I'm running the same clutch. How did you "blow it". WOT shift or using the 2 step?

WOT shift works great, but my trans wouldn't shift into 3rd using it and I didn't like the shock you can feel to the drivetrain when ignition comes back in. I'll leave a little on the table and just shift it easy.


----------



## dub_slug (May 12, 2008)

2nd gear 5200rpm with 3 people in the car did it in 
If your having problems finding gears, maybe consider a o2j tower an cables/box. I run a tt short shifter with the shifter cut down in the cabin and it's pretty nice. Brings a whole new feel to the older cars. I'm about to put one in my mk2 VR as well


----------



## joerg_ (Jul 20, 2010)

oh wow down to the rivets! Going to make sure i get a good clutch so many VRTs blow clutches, ohh by the way when do you build full boost on the 6262 and what kinda spec is your engine turbo? I'd go with a united motorsports tune rather than the c2 after speaking to jeff during the week at a friends shop but i don't know whether to go for united or lugtronics, keep changing my mind


----------



## dub_slug (May 12, 2008)

I have a .81 t4 6265 not a 6262 but I see full boost (28psi) right at 4k rpm.
2.9L with 262 is about it; mostly stock
I just picked up jeffs new united 630file too  it'll be down for the winter so I won't be able to give any feedback for a while. My old c2 race file is pretty amazing tho. props to jeff :thumbup:


----------



## joerg_ (Jul 20, 2010)

might go with a .68 a/r on the 6262 to get full boost in the mid 3k ! can't wait until its done


----------



## dub_slug (May 12, 2008)

Good luck keeping your trani together. I'm going with DRC 268's to help move the torque band upwards a bit

Honestly if I were to do it again, id go even bigger and get the .96


----------



## slcturbo (Apr 19, 2010)

joerg_ said:


> might go with a .68 a/r on the 6262 to get full boost in the mid 3k ! can't wait until its done


.69 on a Garrett to4e sees full boost (~15-20psi) right about 4k as well. Not sure if the Precision would be different or not.


----------



## joerg_ (Jul 20, 2010)

its getting an 02m and full 4 motion conversion and accoriding to jeff it should hold well at 400 AWHP. Will also be runnning a fully built head with either some 268s or 276s not made my mind up yet


----------



## dub_slug (May 12, 2008)

Only shooting for 400 with awd??? That 6262 should and can produce well over that


----------



## joerg_ (Jul 20, 2010)

on a non built bottom end, building another short block whilst i just get the car running then once i fully built the short block i want 600 AWHP, Some evo guys been getting 760AWHP out the 6262


----------



## huichox4 (Nov 8, 2004)

anyone with a 24V using a WOT box? I have one on my Turbo R32 but I am not making boost on the 2-step. I have not fiddled with the software so I might have screwed something up there but no lift shift works awesome. 
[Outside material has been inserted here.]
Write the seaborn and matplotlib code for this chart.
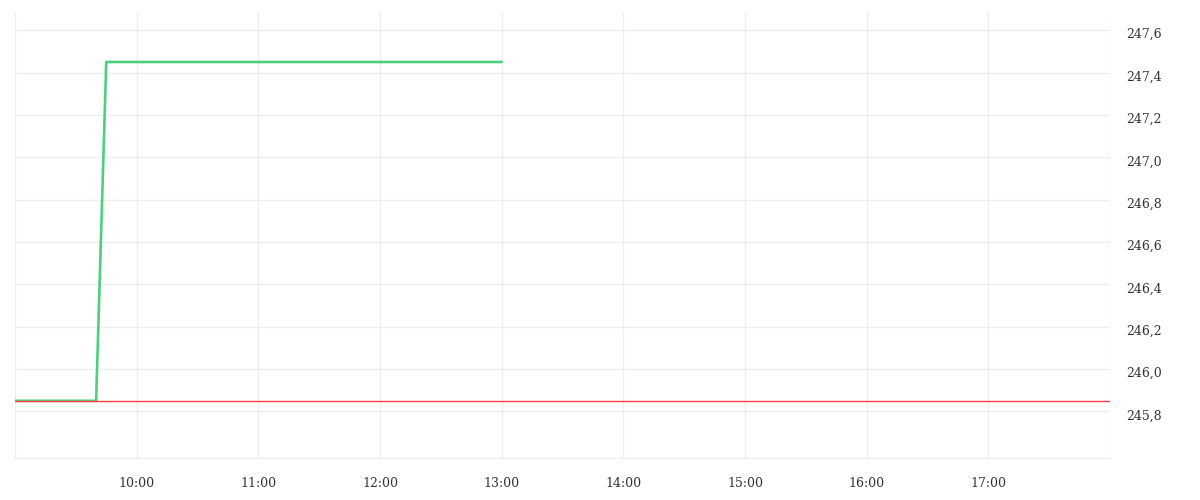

I ask about the 24v specific because the 12v taps in to the injector signal and the 24v you tap in to the coil signal. 

I had an issue due to the length of the wires but now it seems fine but I am not making boost on 2-step, what are the actual settings? if someone could post them I will appreciate it. :banghead:


----------



## slcturbo (Apr 19, 2010)

Checked yesterday. Clutch pedal does not affect the light on the WOT box. WOT light flashing, idle light on steady.


----------



## huichox4 (Nov 8, 2004)

slcturbo said:


> Checked yesterday. Clutch pedal does not affect the light on the WOT box. WOT light flashing, idle light on steady.


well on mine if you have the gas pressed all the way (light blinking) and then press the clutch the light will gets interrupted for the time you set it for the WOT-shift and then continues blinking. 

if you only press the clutch pedal it does nothing unless you press the gas all the way while the clutch is still pressed. ..... starts blinking and 2-step is activated.


----------